**WHAT TO PRODUCE:** Look through the data below. Show each line where the string "that" occurs.

**STORED ROWS:**
## start
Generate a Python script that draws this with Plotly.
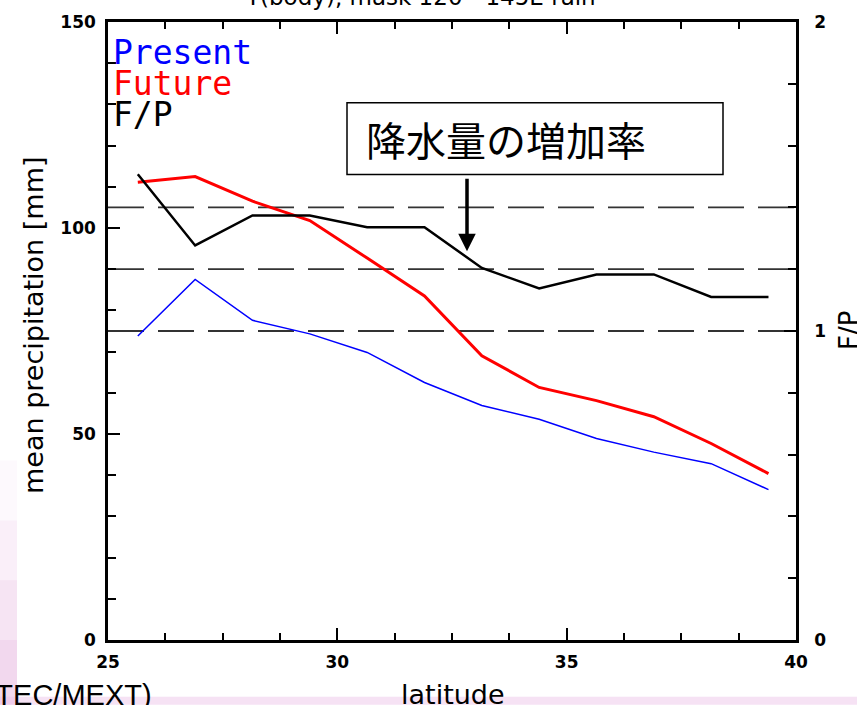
import plotly.graph_objects as go

# ---------------- data ----------------
lat = [25.65, 26.9, 28.15, 29.4, 30.65, 31.9, 33.15, 34.4, 35.65, 36.9, 38.15, 39.4]
present = [73.8, 87.5, 77.6, 74.3, 69.8, 62.5, 56.9, 53.6, 48.9, 45.6, 42.8, 36.5]
future = [111.1, 112.5, 106.5, 101.8, 92.7, 83.5, 69.0, 61.3, 58.1, 54.2, 47.7, 40.4]
ratio = [1.507, 1.277, 1.374, 1.374, 1.336, 1.336, 1.204, 1.138, 1.183, 1.183, 1.110, 1.110]
ref_levels = [1.0, 1.2, 1.4]
x_ticks = [25, 30, 35, 40]
y_ticks = [0, 50, 100, 150]
y2_ticks = [0, 1, 2]
series_names = ["Present", "Future", "F/P"]
title_text = "T(body), mask 120 - 145E rain"
callout_text = "降水量の増加率"
credit_text = "JAMSTEC/MEXT)"

# ---------------- geometry helpers ----------------
W, H = 857, 705
ML, MR, MT, MB = 108, 61, 20, 65
PW, PH = W - ML - MR, H - MT - MB


def px(x):
    return (x - ML) / PW


def py(y):
    return (H - MB - y) / PH


fig = go.Figure()
fig.add_trace(go.Scatter(x=lat, y=present, mode="lines", line=dict(color="#0000ff", width=1.5),
                         name=series_names[0], yaxis="y"))
fig.add_trace(go.Scatter(x=lat, y=future, mode="lines", line=dict(color="#ff0000", width=3),
                         name=series_names[1], yaxis="y"))
fig.add_trace(go.Scatter(x=lat, y=ratio, mode="lines", line=dict(color="#000000", width=2.5),
                         name=series_names[2], yaxis="y2"))

tickfont = dict(family="DejaVu Sans", size=17, color="black", weight="bold")

fig.update_layout(
    width=W, height=H,
    margin=dict(l=ML, r=MR, t=MT, b=MB),
    paper_bgcolor="white", plot_bgcolor="white",
    showlegend=False,
    xaxis=dict(range=[25, 40], tickvals=x_ticks, ticks="inside", ticklen=12, tickwidth=2,
               tickcolor="black", showline=True, linecolor="black", linewidth=2.5,
               mirror="ticks", showgrid=False, zeroline=False, tickfont=tickfont,
               ticklabelstandoff=5,
               minor=dict(dtick=1.25, tick0=25, ticks="inside", ticklen=7, tickwidth=1.5,
                          tickcolor="black", showgrid=False)),
    yaxis=dict(range=[0, 150], tickvals=y_ticks, ticks="inside", ticklen=12, tickwidth=2,
               tickcolor="black", showline=True, linecolor="black", linewidth=2.5,
               showgrid=False, zeroline=False, tickfont=tickfont, ticklabelstandoff=6,
               minor=dict(dtick=10, tick0=0, ticks="inside", ticklen=8, tickwidth=1.5,
                          tickcolor="black", showgrid=False)),
    yaxis2=dict(range=[0, 2], tickvals=y2_ticks, overlaying="y", side="right", ticks="inside",
                ticklen=12, tickwidth=2, tickcolor="black", showline=True, linecolor="black",
                linewidth=2.5, showgrid=False, zeroline=False, tickfont=tickfont,
                ticklabelstandoff=12,
                minor=dict(dtick=0.2, tick0=0, ticks="inside", ticklen=8, tickwidth=1.5,
                           tickcolor="black", showgrid=False)),
)

shapes = []
# pink decoration (slide background)
for y0, a in [(460, 0.06), (520, 0.10), (580, 0.14), (640, 0.18)]:
    shapes.append(dict(type="rect", xref="paper", yref="paper", x0=px(0), x1=px(17),
                       y0=py(H), y1=py(y0), fillcolor=f"rgba(225,160,215,{a})",
                       line=dict(width=0), layer="below"))
shapes.append(dict(type="rect", xref="paper", yref="paper", x0=px(0), x1=px(W),
                   y0=py(H), y1=py(697), fillcolor="rgba(235,190,230,0.45)",
                   line=dict(width=0), layer="below"))
# reference dashed lines
for lv in ref_levels:
    shapes.append(dict(type="line", xref="paper", yref="y2", x0=0, x1=1, y0=lv, y1=lv,
                       line=dict(color="#333333", width=1.8, dash="36px,14px"), layer="below"))
# callout box
shapes.append(dict(type="rect", xref="paper", yref="paper", x0=px(347), x1=px(723),
                   y0=py(173), y1=py(101), fillcolor="white",
                   line=dict(color="black", width=1.5), layer="above"))
fig.update_layout(shapes=shapes)

mono = "DejaVu Sans Mono"
ann = []
legend_cols = ["#0000ff", "#ff0000", "#000000"]
legend_y = [51, 82, 113]
for name, c, yy in zip(series_names, legend_cols, legend_y):
    ann.append(dict(text=name, xref="paper", yref="paper", x=px(111), y=py(yy),
                    xanchor="left", yanchor="middle", showarrow=False,
                    font=dict(family=mono, size=33, color=c)))
# title (cut off at the top)
ann.append(dict(text=title_text, xref="paper", yref="paper", x=px(420), y=py(10),
                xanchor="center", yanchor="bottom", showarrow=False,
                font=dict(family="DejaVu Sans", size=23, color="black")))
# axis titles
ann.append(dict(text="mean precipitation [mm]", xref="paper", yref="paper", x=px(33), y=py(324),
                xanchor="center", yanchor="middle", textangle=-90, showarrow=False,
                font=dict(family="DejaVu Sans", size=27, color="black")))
ann.append(dict(text="latitude", xref="paper", yref="paper", x=px(453), y=py(695),
                xanchor="center", yanchor="middle", showarrow=False,
                font=dict(family="DejaVu Sans", size=27, color="black")))
ann.append(dict(text="F/P", xref="paper", yref="paper", x=px(849), y=py(330),
                xanchor="center", yanchor="middle", textangle=-90, showarrow=False,
                font=dict(family="DejaVu Sans", size=26, color="black")))
# credit at bottom-left
ann.append(dict(text=credit_text, xref="paper", yref="paper", x=px(154), y=py(695),
                xanchor="right", yanchor="middle", showarrow=False,
                font=dict(family="Liberation Sans", size=29, color="black")))
# callout text
ann.append(dict(text=callout_text, xref="paper", yref="paper", x=px(364), y=py(137),
                xanchor="left", yanchor="middle", showarrow=False,
                font=dict(family="Noto Sans CJK JP", size=40, color="black")))
# arrow
ann.append(dict(text="", xref="paper", yref="paper", x=px(467), y=py(250),
                ax=0, ay=-74, showarrow=True, arrowhead=2, arrowsize=1, arrowwidth=3.5,
                arrowcolor="black"))
fig.update_layout(annotations=ann)

fig.write_html("out.html")
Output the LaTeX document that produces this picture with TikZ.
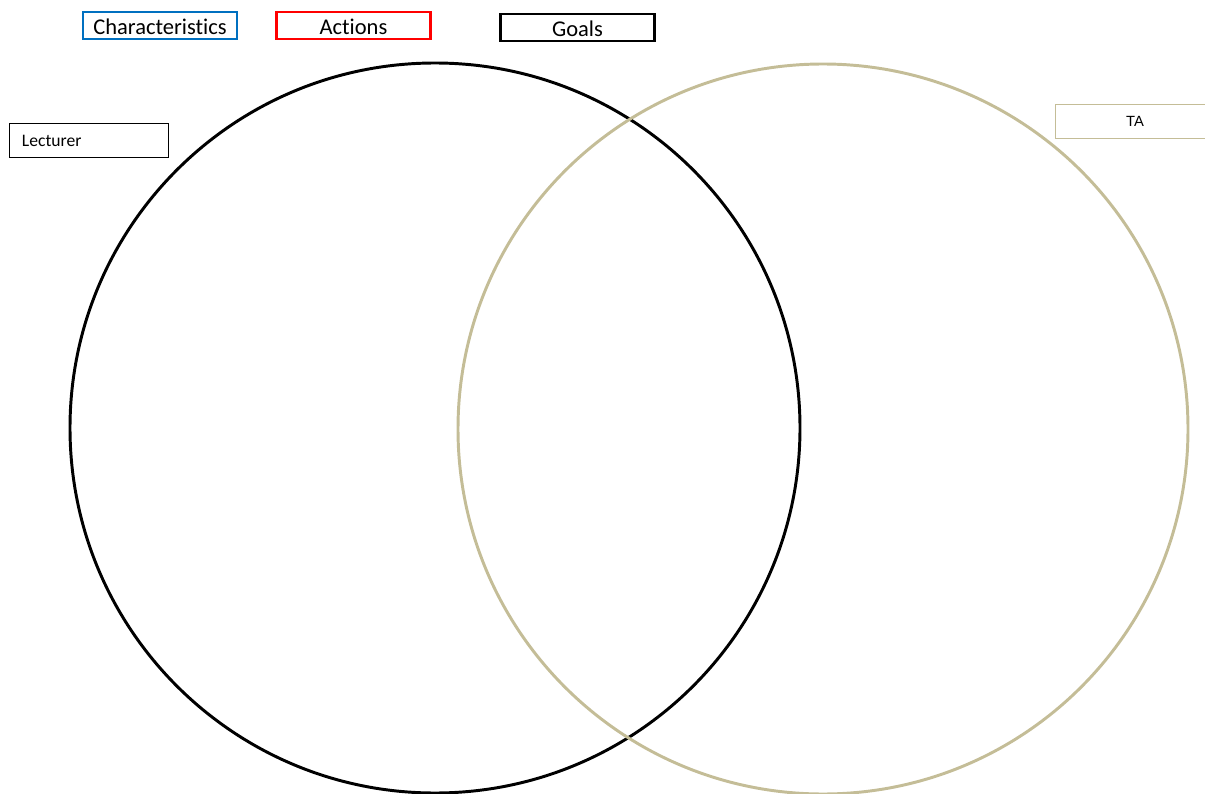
\documentclass[tikz,border=0pt]{standalone}
\usepackage{fontspec}
\setmainfont{Carlito}[Ligatures=NoCommon]
\newfontfamily\arialfont{Liberation Sans}
\usepackage{xcolor}
\usetikzlibrary{positioning}
\definecolor{khaki}{RGB}{196,189,151}
\definecolor{ppblue}{RGB}{0,112,192}

\begin{document}
\begin{tikzpicture}[
  x=0.025cm, y=-0.025cm,
  keybox/.style={draw, line width=2.1pt, minimum width=3.85cm,
                 minimum height=0.675cm, inner sep=0pt,
                 text height=15pt, text depth=1.6pt,
                 font=\fontsize{16}{18}\selectfont},
  namebox/.style={draw, line width=0.6pt, minimum width=3.98cm,
                  minimum height=0.85cm, inner sep=0pt},
  ring/.style={line width=2.1pt},
]
\useasboundingbox (0,0) rectangle (1205,794);

% Key
\node[keybox, draw=ppblue] (chars) at (160,25.5) {Characteristics};
\node[keybox, draw=red]    (acts)  at (353.5,25.5) {Actions};
\node[keybox, draw=black]  (goals) at (577.5,27.5) {Goals};

% Circles
\draw[ring, black] (435,428) circle (365);
\draw[ring, khaki] (823,429) circle (365);

% Labels
\node[namebox, draw=black, text width=3.35cm, align=left,
      text height=11pt, text depth=1.6pt,
      font=\fontsize{12.5}{14}\selectfont] (lect) at (89,140) {Lecturer};
\node[namebox, draw=khaki, text height=9.5pt, text depth=1.5pt,
      font=\arialfont\fontsize{10.5}{12}\selectfont] (ta) at (1135,121) {TA};

\end{tikzpicture}
\end{document}
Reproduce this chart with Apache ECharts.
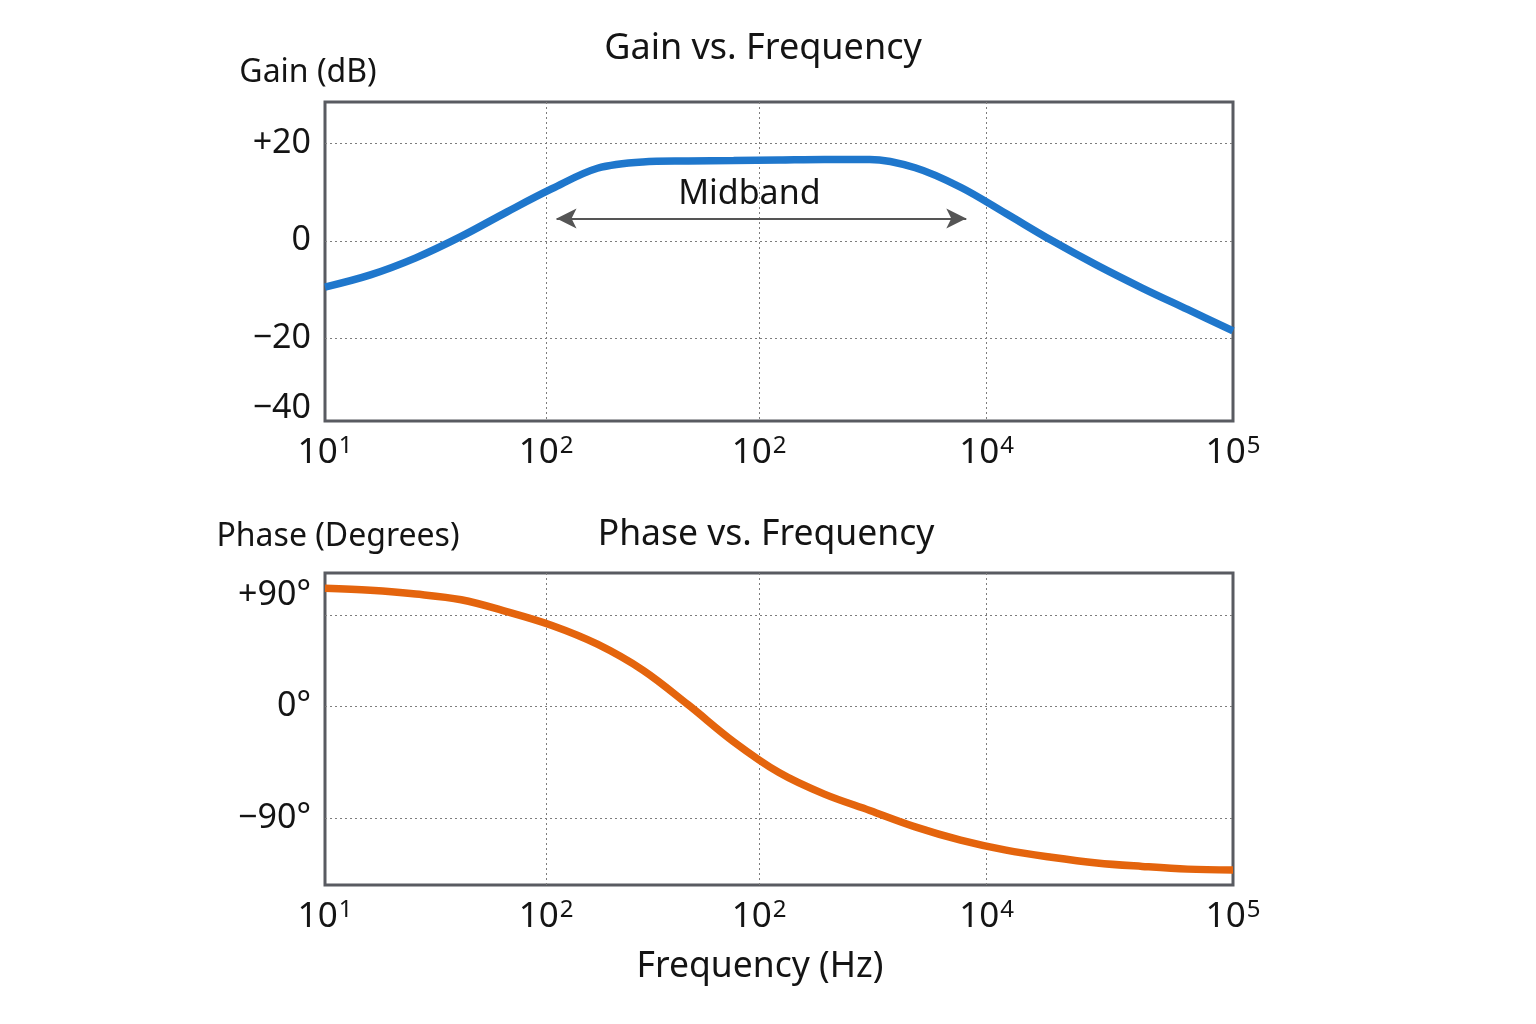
## end
**EXERCISE OUTPUT:**
Generate a Python script that draws this with Plotly.
Output the LaTeX document that produces this picture with TikZ.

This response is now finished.